To do
Write every line out verbatim and omit the pictures.

◇ ◇ ◇ ◇ ◇

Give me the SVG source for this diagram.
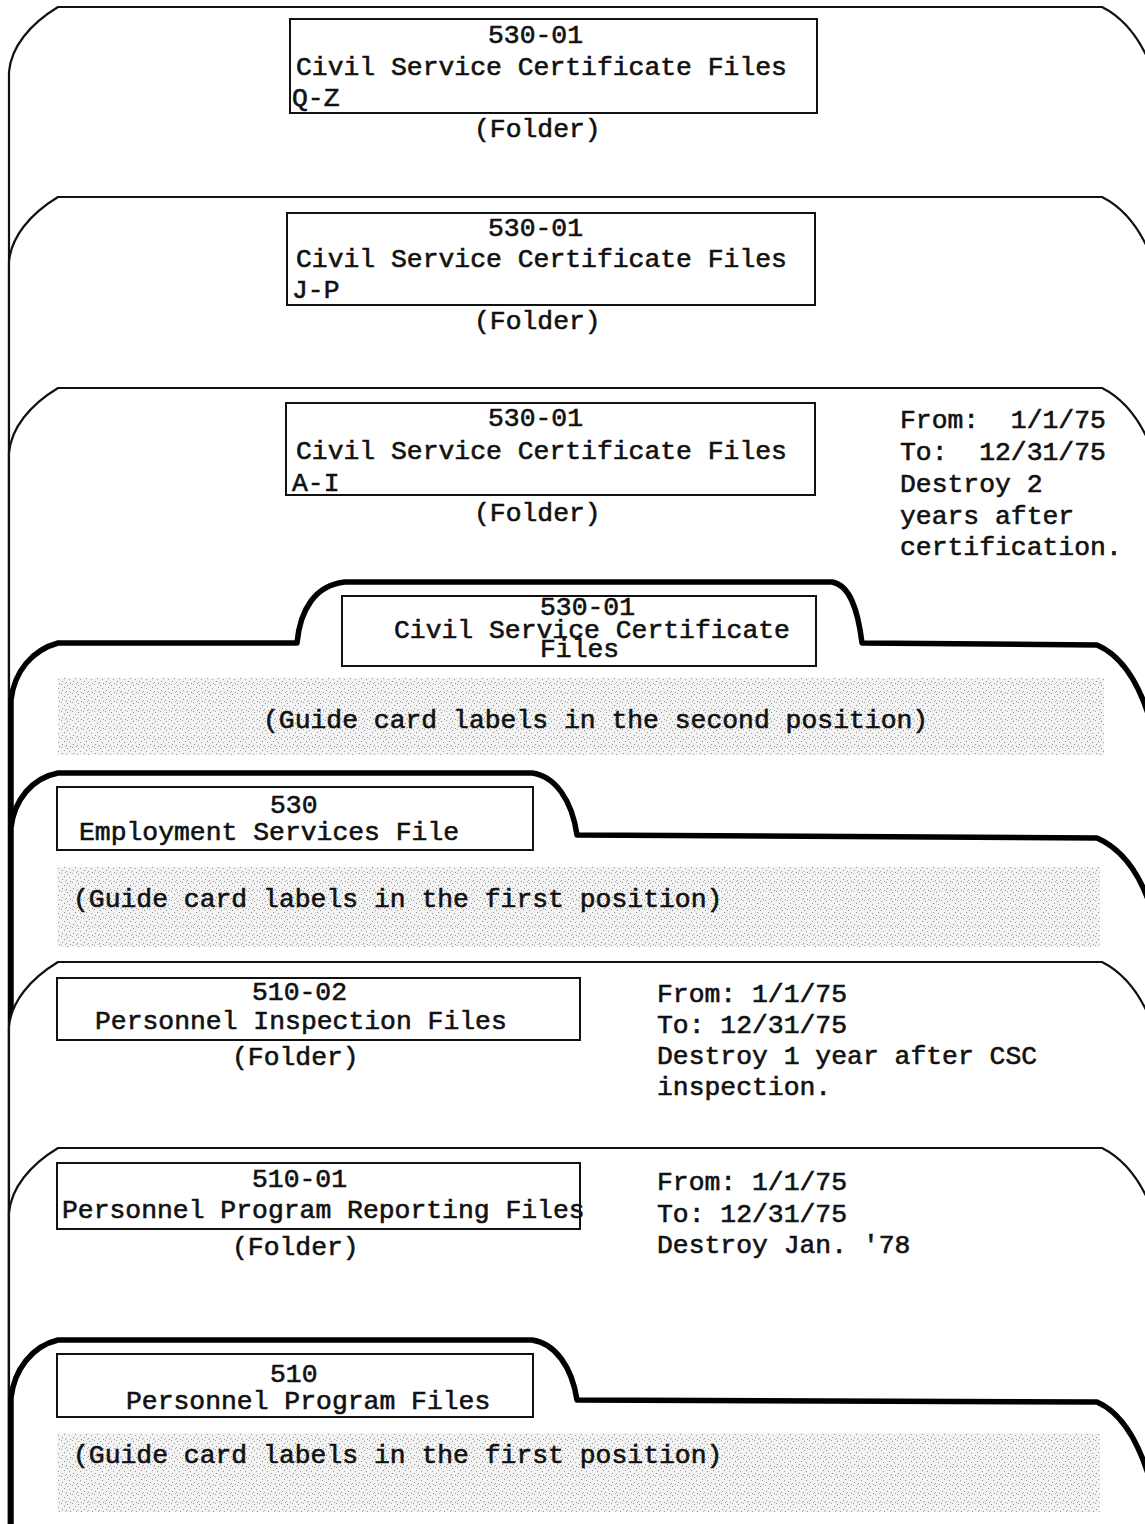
<svg xmlns="http://www.w3.org/2000/svg" width="1145" height="1524" viewBox="0 0 1145 1524">
<defs>
<pattern id="stip" width="11" height="9" patternUnits="userSpaceOnUse">
<rect width="11" height="9" fill="#f3f3f3"/>
<rect x="1" y="1" width="1" height="1" fill="#8a8a8a"/>
<rect x="6" y="0" width="1" height="1" fill="#a0a0a0"/>
<rect x="9" y="3" width="1" height="1" fill="#8a8a8a"/>
<rect x="3" y="4" width="1" height="1" fill="#9a9a9a"/>
<rect x="7" y="6" width="1" height="1" fill="#8a8a8a"/>
<rect x="0" y="7" width="1" height="1" fill="#a0a0a0"/>
<rect x="4" y="8" width="1" height="1" fill="#909090"/>
<rect x="10" y="8" width="1" height="1" fill="#b0b0b0"/>
</pattern>
</defs>
<style>
.folder{fill:#fff;stroke:#111;stroke-width:2.2;stroke-linejoin:round}
.guide{fill:#fff;stroke:#000;stroke-width:5.5;stroke-linejoin:round}
.box{fill:none;stroke:#111;stroke-width:2}
.shade{fill:url(#stip)}
text{font-family:"Liberation Mono","DejaVu Sans Mono",monospace;font-size:26.4px;fill:#111;stroke:#111;stroke-width:0.6}
</style>
<rect width="1145" height="1524" fill="#fff"/>
<g id="connectors"/>

<g id="folder-530-01-QZ">
<path class="folder" d="M9,1600 L9,72 C11,47 30,24 58,7 L1102,7 C1122,17 1137,35 1148,59 L1148,1600 Z"/>
<rect class="box" x="290" y="19" width="527" height="94"/>
<text x="488" y="43">530-01</text>
<text x="296" y="75">Civil Service Certificate Files</text>
<text x="292" y="106">Q-Z</text>
<text x="474" y="137">(Folder)</text>
</g>

<g id="folder-530-01-JP">
<path class="folder" d="M9,1600 L9,262 C11,237 30,214 58,197 L1102,197 C1122,207 1137,225 1148,249 L1148,1600 Z"/>
<rect class="box" x="287" y="213" width="528" height="92"/>
<text x="488" y="236">530-01</text>
<text x="296" y="267">Civil Service Certificate Files</text>
<text x="292" y="298">J-P</text>
<text x="474" y="329">(Folder)</text>
</g>

<g id="folder-530-01-AI">
<path class="folder" d="M9,1600 L9,453 C11,428 30,405 58,388 L1102,388 C1122,398 1137,416 1148,440 L1148,1600 Z"/>
<rect class="box" x="286" y="403" width="529" height="92"/>
<text x="488" y="426">530-01</text>
<text x="296" y="459">Civil Service Certificate Files</text>
<text x="292" y="491">A-I</text>
<text x="474" y="521">(Folder)</text>
<text x="900" y="428" xml:space="preserve">From:  1/1/75</text>
<text x="900" y="460" xml:space="preserve">To:  12/31/75</text>
<text x="900" y="492">Destroy 2</text>
<text x="900" y="524">years after</text>
<text x="900" y="555">certification.</text>
</g>

<g id="guide-530-01">
<path class="guide" d="M11,1600 L11,700 C14,672 32,650 58,643 L297,643 C300,610 315,585 345,582 L832,582 C850,585 858,610 862,643 L1097,645 C1120,655 1138,680 1150,720 L1150,1600 Z"/>
<rect class="shade" x="58" y="678" width="1046" height="77"/>
<rect class="box" x="342" y="596" width="474" height="70"/>
<text x="540" y="615">530-01</text>
<text x="394" y="638">Civil Service Certificate</text>
<text x="540" y="657">Files</text>
<text x="263" y="728">(Guide card labels in the second position)</text>
</g>

<g id="guide-530">
<path class="guide" d="M11,1600 L11,828 C14,800 32,778 58,773 L532,773 C555,776 572,800 577,835 L1097,838 C1120,848 1138,870 1150,905 L1150,1600 Z"/>
<rect class="shade" x="57" y="867" width="1043" height="80"/>
<rect class="box" x="57" y="787" width="476" height="63"/>
<text x="270" y="813">530</text>
<text x="79" y="840">Employment Services File</text>
<text x="73" y="907">(Guide card labels in the first position)</text>
</g>

<g id="folder-510-02">
<path class="folder" d="M9,1600 L9,1027 C11,1002 30,979 58,962 L1102,962 C1122,972 1137,990 1148,1014 L1148,1600 Z"/>
<rect class="box" x="57" y="978" width="523" height="62"/>
<text x="252" y="1000">510-02</text>
<text x="95" y="1029">Personnel Inspection Files</text>
<text x="232" y="1065">(Folder)</text>
<text x="657" y="1002">From: 1/1/75</text>
<text x="657" y="1033">To: 12/31/75</text>
<text x="657" y="1064">Destroy 1 year after CSC</text>
<text x="657" y="1095">inspection.</text>
</g>

<g id="folder-510-01">
<path class="folder" d="M9,1600 L9,1213 C11,1188 30,1165 58,1148 L1102,1148 C1122,1158 1137,1176 1148,1200 L1148,1600 Z"/>
<rect class="box" x="57" y="1163" width="523" height="66"/>
<text x="252" y="1187">510-01</text>
<text x="62" y="1218">Personnel Program Reporting Files</text>
<text x="232" y="1255">(Folder)</text>
<text x="657" y="1190">From: 1/1/75</text>
<text x="657" y="1222">To: 12/31/75</text>
<text x="657" y="1253">Destroy Jan. '78</text>
</g>

<g id="guide-510">
<path class="guide" d="M11,1600 L11,1398 C14,1370 32,1346 58,1340 L532,1340 C555,1343 572,1367 577,1400 L1097,1402 C1120,1412 1138,1440 1150,1480 L1150,1600 Z"/>
<rect class="shade" x="57" y="1433" width="1043" height="79"/>
<rect class="box" x="57" y="1354" width="476" height="63"/>
<text x="270" y="1382">510</text>
<text x="126" y="1409">Personnel Program Files</text>
<text x="73" y="1463">(Guide card labels in the first position)</text>
</g>
</svg>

◇ ◇ ◇ ◇ ◇

Worked answer
Give me the SVG source for this diagram.
<svg xmlns="http://www.w3.org/2000/svg" width="1145" height="1524" viewBox="0 0 1145 1524">
<defs>
<pattern id="stip" width="11" height="9" patternUnits="userSpaceOnUse">
<rect width="11" height="9" fill="#f3f3f3"/>
<rect x="1" y="1" width="1" height="1" fill="#8a8a8a"/>
<rect x="6" y="0" width="1" height="1" fill="#a0a0a0"/>
<rect x="9" y="3" width="1" height="1" fill="#8a8a8a"/>
<rect x="3" y="4" width="1" height="1" fill="#9a9a9a"/>
<rect x="7" y="6" width="1" height="1" fill="#8a8a8a"/>
<rect x="0" y="7" width="1" height="1" fill="#a0a0a0"/>
<rect x="4" y="8" width="1" height="1" fill="#909090"/>
<rect x="10" y="8" width="1" height="1" fill="#b0b0b0"/>
</pattern>
</defs>
<style>
.folder{fill:#fff;stroke:#111;stroke-width:2.2;stroke-linejoin:round}
.guide{fill:#fff;stroke:#000;stroke-width:5.5;stroke-linejoin:round}
.box{fill:none;stroke:#111;stroke-width:2}
.shade{fill:url(#stip)}
text{font-family:"Liberation Mono","DejaVu Sans Mono",monospace;font-size:26.4px;fill:#111;stroke:#111;stroke-width:0.6}
</style>
<rect width="1145" height="1524" fill="#fff"/>
<g id="connectors"/>

<g id="folder-530-01-QZ">
<path class="folder" d="M9,1600 L9,72 C11,47 30,24 58,7 L1102,7 C1122,17 1137,35 1148,59 L1148,1600 Z"/>
<rect class="box" x="290" y="19" width="527" height="94"/>
<text x="488" y="43">530-01</text>
<text x="296" y="75">Civil Service Certificate Files</text>
<text x="292" y="106">Q-Z</text>
<text x="474" y="137">(Folder)</text>
</g>

<g id="folder-530-01-JP">
<path class="folder" d="M9,1600 L9,262 C11,237 30,214 58,197 L1102,197 C1122,207 1137,225 1148,249 L1148,1600 Z"/>
<rect class="box" x="287" y="213" width="528" height="92"/>
<text x="488" y="236">530-01</text>
<text x="296" y="267">Civil Service Certificate Files</text>
<text x="292" y="298">J-P</text>
<text x="474" y="329">(Folder)</text>
</g>

<g id="folder-530-01-AI">
<path class="folder" d="M9,1600 L9,453 C11,428 30,405 58,388 L1102,388 C1122,398 1137,416 1148,440 L1148,1600 Z"/>
<rect class="box" x="286" y="403" width="529" height="92"/>
<text x="488" y="426">530-01</text>
<text x="296" y="459">Civil Service Certificate Files</text>
<text x="292" y="491">A-I</text>
<text x="474" y="521">(Folder)</text>
<text x="900" y="428" xml:space="preserve">From:  1/1/75</text>
<text x="900" y="460" xml:space="preserve">To:  12/31/75</text>
<text x="900" y="492">Destroy 2</text>
<text x="900" y="524">years after</text>
<text x="900" y="555">certification.</text>
</g>

<g id="guide-530-01">
<path class="guide" d="M11,1600 L11,700 C14,672 32,650 58,643 L297,643 C300,610 315,585 345,582 L832,582 C850,585 858,610 862,643 L1097,645 C1120,655 1138,680 1150,720 L1150,1600 Z"/>
<rect class="shade" x="58" y="678" width="1046" height="77"/>
<rect class="box" x="342" y="596" width="474" height="70"/>
<text x="540" y="615">530-01</text>
<text x="394" y="638">Civil Service Certificate</text>
<text x="540" y="657">Files</text>
<text x="263" y="728">(Guide card labels in the second position)</text>
</g>

<g id="guide-530">
<path class="guide" d="M11,1600 L11,828 C14,800 32,778 58,773 L532,773 C555,776 572,800 577,835 L1097,838 C1120,848 1138,870 1150,905 L1150,1600 Z"/>
<rect class="shade" x="57" y="867" width="1043" height="80"/>
<rect class="box" x="57" y="787" width="476" height="63"/>
<text x="270" y="813">530</text>
<text x="79" y="840">Employment Services File</text>
<text x="73" y="907">(Guide card labels in the first position)</text>
</g>

<g id="folder-510-02">
<path class="folder" d="M9,1600 L9,1027 C11,1002 30,979 58,962 L1102,962 C1122,972 1137,990 1148,1014 L1148,1600 Z"/>
<rect class="box" x="57" y="978" width="523" height="62"/>
<text x="252" y="1000">510-02</text>
<text x="95" y="1029">Personnel Inspection Files</text>
<text x="232" y="1065">(Folder)</text>
<text x="657" y="1002">From: 1/1/75</text>
<text x="657" y="1033">To: 12/31/75</text>
<text x="657" y="1064">Destroy 1 year after CSC</text>
<text x="657" y="1095">inspection.</text>
</g>

<g id="folder-510-01">
<path class="folder" d="M9,1600 L9,1213 C11,1188 30,1165 58,1148 L1102,1148 C1122,1158 1137,1176 1148,1200 L1148,1600 Z"/>
<rect class="box" x="57" y="1163" width="523" height="66"/>
<text x="252" y="1187">510-01</text>
<text x="62" y="1218">Personnel Program Reporting Files</text>
<text x="232" y="1255">(Folder)</text>
<text x="657" y="1190">From: 1/1/75</text>
<text x="657" y="1222">To: 12/31/75</text>
<text x="657" y="1253">Destroy Jan. '78</text>
</g>

<g id="guide-510">
<path class="guide" d="M11,1600 L11,1398 C14,1370 32,1346 58,1340 L532,1340 C555,1343 572,1367 577,1400 L1097,1402 C1120,1412 1138,1440 1150,1480 L1150,1600 Z"/>
<rect class="shade" x="57" y="1433" width="1043" height="79"/>
<rect class="box" x="57" y="1354" width="476" height="63"/>
<text x="270" y="1382">510</text>
<text x="126" y="1409">Personnel Program Files</text>
<text x="73" y="1463">(Guide card labels in the first position)</text>
</g>
</svg>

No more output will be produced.